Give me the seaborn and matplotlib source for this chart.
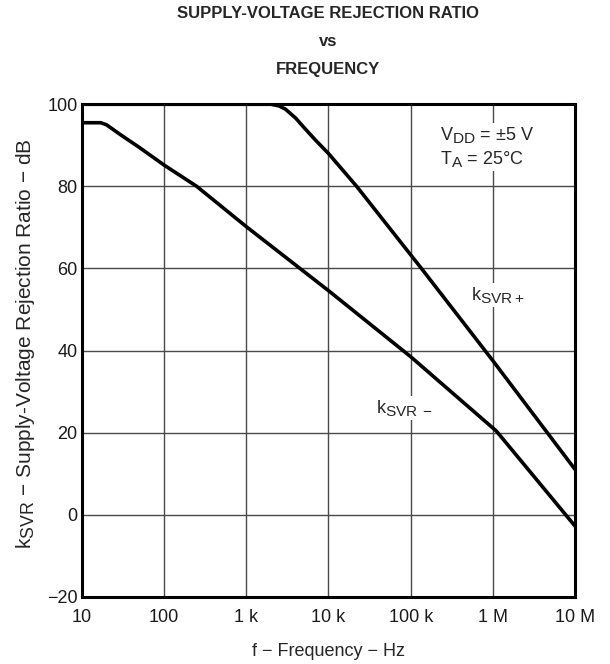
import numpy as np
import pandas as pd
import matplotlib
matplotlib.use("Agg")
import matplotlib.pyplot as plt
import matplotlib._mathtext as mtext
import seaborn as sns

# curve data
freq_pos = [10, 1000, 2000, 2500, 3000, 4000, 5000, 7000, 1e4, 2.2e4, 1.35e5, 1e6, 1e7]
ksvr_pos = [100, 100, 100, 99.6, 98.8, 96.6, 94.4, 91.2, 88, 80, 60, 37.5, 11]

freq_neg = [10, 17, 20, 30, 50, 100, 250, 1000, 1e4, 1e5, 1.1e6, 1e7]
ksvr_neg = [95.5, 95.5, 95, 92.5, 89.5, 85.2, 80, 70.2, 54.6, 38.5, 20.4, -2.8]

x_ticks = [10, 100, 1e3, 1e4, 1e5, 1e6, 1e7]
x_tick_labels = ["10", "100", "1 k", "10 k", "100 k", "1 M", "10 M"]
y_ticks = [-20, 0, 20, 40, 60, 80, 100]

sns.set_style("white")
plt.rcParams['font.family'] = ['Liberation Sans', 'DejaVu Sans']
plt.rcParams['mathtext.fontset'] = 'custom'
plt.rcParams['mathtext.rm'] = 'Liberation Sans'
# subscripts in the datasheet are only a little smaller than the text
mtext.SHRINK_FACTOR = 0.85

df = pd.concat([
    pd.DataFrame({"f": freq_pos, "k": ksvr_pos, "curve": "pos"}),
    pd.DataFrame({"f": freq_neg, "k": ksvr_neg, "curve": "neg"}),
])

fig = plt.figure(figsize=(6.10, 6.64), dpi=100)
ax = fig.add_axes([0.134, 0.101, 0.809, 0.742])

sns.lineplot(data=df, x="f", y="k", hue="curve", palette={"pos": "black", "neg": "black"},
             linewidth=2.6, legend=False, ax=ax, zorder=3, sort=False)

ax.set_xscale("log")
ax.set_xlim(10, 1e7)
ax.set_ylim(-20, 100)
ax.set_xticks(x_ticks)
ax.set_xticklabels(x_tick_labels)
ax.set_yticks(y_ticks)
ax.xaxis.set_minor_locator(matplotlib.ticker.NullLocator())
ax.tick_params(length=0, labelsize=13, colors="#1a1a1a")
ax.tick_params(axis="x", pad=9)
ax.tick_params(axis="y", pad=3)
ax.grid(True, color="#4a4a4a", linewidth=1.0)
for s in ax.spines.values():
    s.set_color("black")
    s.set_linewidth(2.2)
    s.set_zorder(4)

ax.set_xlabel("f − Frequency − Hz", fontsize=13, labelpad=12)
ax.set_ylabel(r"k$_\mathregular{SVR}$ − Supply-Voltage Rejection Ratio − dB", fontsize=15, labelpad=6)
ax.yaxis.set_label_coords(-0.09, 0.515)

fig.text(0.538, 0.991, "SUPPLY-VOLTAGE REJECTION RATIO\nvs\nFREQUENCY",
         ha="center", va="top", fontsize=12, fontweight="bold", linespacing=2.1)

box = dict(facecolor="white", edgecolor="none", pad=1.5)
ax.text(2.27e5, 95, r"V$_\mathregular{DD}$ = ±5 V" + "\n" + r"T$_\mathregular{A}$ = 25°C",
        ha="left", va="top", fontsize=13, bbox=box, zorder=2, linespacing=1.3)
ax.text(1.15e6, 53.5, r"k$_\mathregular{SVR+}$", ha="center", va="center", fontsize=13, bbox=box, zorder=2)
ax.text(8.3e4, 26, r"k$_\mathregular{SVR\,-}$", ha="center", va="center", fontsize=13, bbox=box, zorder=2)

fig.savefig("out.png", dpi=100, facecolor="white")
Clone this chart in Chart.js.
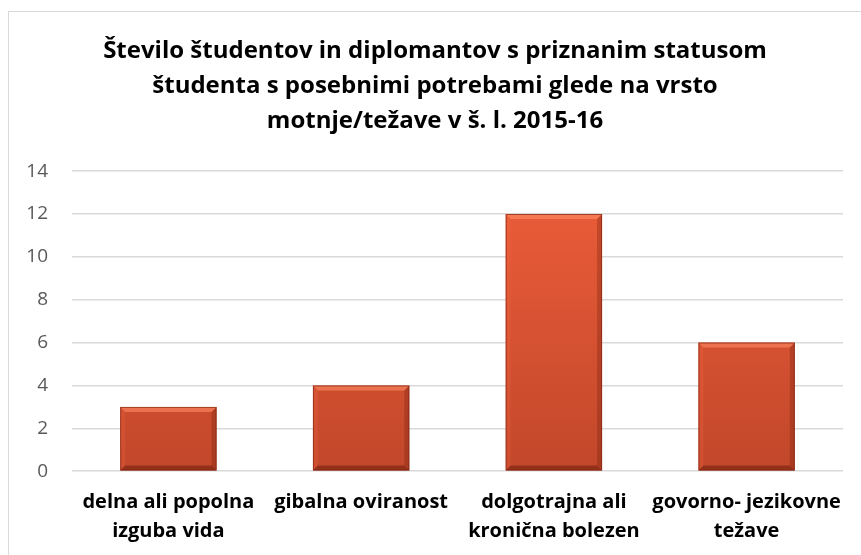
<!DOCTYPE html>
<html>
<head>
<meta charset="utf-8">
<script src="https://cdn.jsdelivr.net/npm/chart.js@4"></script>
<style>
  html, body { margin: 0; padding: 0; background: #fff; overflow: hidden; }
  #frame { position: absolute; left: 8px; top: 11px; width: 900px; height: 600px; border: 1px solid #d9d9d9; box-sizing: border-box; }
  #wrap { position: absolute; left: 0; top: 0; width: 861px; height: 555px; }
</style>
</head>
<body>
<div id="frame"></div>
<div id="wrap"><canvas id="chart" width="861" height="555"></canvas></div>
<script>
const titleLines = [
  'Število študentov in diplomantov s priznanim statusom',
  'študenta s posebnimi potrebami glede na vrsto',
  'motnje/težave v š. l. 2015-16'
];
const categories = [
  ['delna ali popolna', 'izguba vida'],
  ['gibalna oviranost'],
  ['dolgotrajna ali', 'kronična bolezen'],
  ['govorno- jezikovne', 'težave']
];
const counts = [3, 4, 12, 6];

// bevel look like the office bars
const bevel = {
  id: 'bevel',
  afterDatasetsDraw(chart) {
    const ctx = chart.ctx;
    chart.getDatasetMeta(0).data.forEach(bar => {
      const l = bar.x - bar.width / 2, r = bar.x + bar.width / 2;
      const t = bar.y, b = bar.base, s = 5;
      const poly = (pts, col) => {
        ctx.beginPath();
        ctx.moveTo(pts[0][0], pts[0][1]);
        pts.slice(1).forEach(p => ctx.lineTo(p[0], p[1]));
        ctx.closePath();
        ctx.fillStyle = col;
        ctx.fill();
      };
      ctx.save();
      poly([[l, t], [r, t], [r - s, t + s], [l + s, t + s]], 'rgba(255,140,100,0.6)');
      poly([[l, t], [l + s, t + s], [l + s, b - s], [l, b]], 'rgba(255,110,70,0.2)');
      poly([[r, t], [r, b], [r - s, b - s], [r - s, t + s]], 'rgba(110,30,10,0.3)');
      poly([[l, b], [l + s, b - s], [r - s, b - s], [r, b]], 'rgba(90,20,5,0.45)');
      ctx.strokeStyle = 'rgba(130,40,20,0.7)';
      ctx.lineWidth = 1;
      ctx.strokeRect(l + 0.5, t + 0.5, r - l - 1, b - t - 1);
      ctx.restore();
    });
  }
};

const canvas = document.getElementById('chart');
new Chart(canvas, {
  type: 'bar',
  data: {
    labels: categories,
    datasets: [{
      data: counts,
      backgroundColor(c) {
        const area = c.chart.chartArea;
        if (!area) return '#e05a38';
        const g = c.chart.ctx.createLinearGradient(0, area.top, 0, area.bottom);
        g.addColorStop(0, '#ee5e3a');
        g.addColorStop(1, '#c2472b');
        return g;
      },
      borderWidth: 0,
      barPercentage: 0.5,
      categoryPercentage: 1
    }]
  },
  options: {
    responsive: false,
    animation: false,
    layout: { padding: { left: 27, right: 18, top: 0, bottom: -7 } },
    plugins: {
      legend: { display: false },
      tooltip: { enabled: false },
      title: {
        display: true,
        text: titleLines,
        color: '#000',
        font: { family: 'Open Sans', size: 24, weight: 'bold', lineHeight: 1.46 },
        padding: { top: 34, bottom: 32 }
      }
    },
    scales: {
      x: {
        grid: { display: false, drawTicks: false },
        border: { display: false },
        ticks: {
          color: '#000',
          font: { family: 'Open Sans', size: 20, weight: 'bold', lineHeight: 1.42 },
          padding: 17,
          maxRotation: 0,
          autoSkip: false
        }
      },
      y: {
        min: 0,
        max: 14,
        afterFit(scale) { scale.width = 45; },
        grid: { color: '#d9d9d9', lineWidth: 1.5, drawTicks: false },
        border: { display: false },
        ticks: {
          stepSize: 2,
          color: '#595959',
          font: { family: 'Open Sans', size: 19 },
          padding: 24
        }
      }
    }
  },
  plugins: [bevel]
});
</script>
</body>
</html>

++++++++++++++++++++

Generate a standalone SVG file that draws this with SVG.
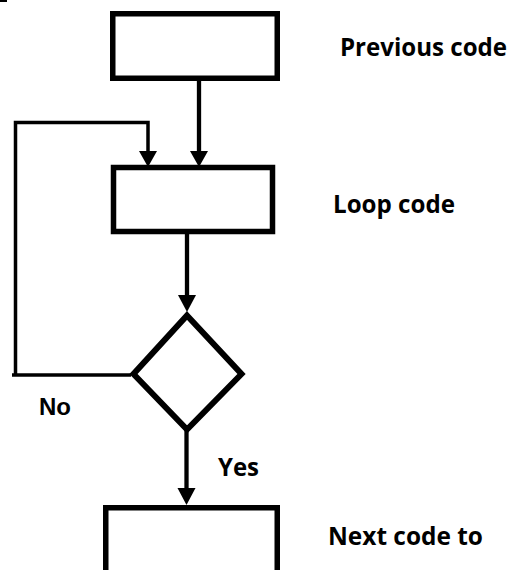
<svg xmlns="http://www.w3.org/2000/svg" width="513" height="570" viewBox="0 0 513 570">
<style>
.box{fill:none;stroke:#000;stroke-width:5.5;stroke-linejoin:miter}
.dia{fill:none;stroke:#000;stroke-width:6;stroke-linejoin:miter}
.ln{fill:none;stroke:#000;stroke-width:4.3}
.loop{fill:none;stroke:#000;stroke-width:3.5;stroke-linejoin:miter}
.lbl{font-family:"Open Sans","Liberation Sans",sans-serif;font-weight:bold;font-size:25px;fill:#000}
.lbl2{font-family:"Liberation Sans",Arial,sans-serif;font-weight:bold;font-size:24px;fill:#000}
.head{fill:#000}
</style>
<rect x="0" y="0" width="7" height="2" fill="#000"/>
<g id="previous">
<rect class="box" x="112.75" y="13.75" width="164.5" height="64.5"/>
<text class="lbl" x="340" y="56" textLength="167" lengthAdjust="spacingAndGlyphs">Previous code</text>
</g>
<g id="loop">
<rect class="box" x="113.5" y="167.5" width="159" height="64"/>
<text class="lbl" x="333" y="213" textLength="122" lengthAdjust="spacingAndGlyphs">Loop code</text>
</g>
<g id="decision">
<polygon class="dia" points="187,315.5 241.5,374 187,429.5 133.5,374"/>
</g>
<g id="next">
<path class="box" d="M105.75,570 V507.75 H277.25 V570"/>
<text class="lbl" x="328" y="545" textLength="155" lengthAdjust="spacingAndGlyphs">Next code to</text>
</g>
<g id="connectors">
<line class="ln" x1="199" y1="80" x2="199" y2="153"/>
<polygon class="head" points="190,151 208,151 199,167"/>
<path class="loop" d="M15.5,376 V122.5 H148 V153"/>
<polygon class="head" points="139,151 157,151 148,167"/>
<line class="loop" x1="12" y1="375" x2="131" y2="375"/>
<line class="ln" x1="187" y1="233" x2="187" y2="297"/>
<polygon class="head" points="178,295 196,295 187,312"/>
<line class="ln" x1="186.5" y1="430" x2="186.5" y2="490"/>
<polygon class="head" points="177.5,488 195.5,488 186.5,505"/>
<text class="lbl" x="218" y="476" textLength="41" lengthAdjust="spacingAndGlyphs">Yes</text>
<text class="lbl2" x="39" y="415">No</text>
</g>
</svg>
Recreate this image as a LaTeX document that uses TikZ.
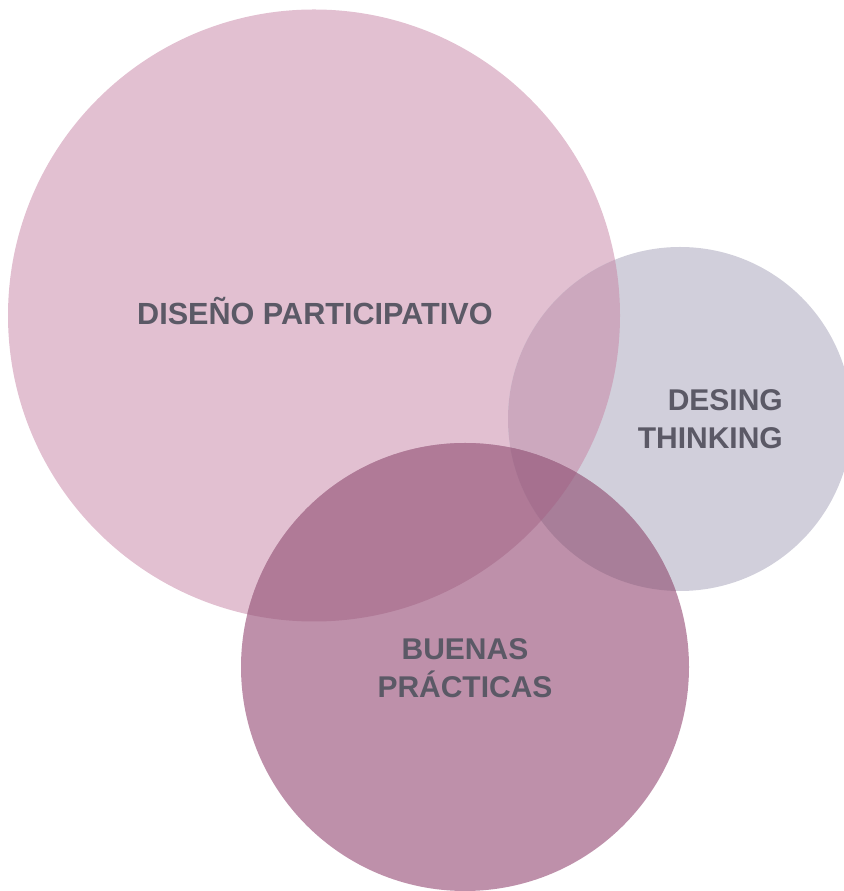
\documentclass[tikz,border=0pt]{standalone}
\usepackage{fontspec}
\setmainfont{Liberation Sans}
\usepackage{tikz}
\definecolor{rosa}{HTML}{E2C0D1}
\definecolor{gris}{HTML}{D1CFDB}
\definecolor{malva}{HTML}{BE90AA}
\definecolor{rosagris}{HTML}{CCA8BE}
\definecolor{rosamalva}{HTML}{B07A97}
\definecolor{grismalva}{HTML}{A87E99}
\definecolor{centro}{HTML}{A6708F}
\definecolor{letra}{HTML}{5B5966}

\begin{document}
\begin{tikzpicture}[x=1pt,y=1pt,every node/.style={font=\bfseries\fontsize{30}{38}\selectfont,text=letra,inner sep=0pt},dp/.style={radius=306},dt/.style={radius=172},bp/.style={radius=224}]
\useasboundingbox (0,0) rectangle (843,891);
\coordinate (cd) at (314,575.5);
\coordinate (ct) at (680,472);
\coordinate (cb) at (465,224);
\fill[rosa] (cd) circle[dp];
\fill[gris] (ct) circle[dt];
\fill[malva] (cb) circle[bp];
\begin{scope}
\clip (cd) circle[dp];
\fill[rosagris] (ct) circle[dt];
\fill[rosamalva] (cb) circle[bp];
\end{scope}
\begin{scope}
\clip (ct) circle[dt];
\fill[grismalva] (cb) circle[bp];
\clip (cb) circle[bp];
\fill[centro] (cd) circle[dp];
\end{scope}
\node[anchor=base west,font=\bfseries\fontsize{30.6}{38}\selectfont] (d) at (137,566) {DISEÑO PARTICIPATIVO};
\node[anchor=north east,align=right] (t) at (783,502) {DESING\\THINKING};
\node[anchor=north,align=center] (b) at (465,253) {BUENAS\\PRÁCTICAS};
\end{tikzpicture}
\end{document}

++++++++++++++++++++

Looking above, find the stretch of lines that opens with the one holding "Give me the" and closes with the one holding "import seaborn as sns". Copy it exactly, pictures excluded.

Give me the seaborn and matplotlib source for this chart.
import numpy as np
import pandas as pd
import matplotlib
matplotlib.use("Agg")
import matplotlib.pyplot as plt
import matplotlib._mathtext as mtext
import seaborn as sns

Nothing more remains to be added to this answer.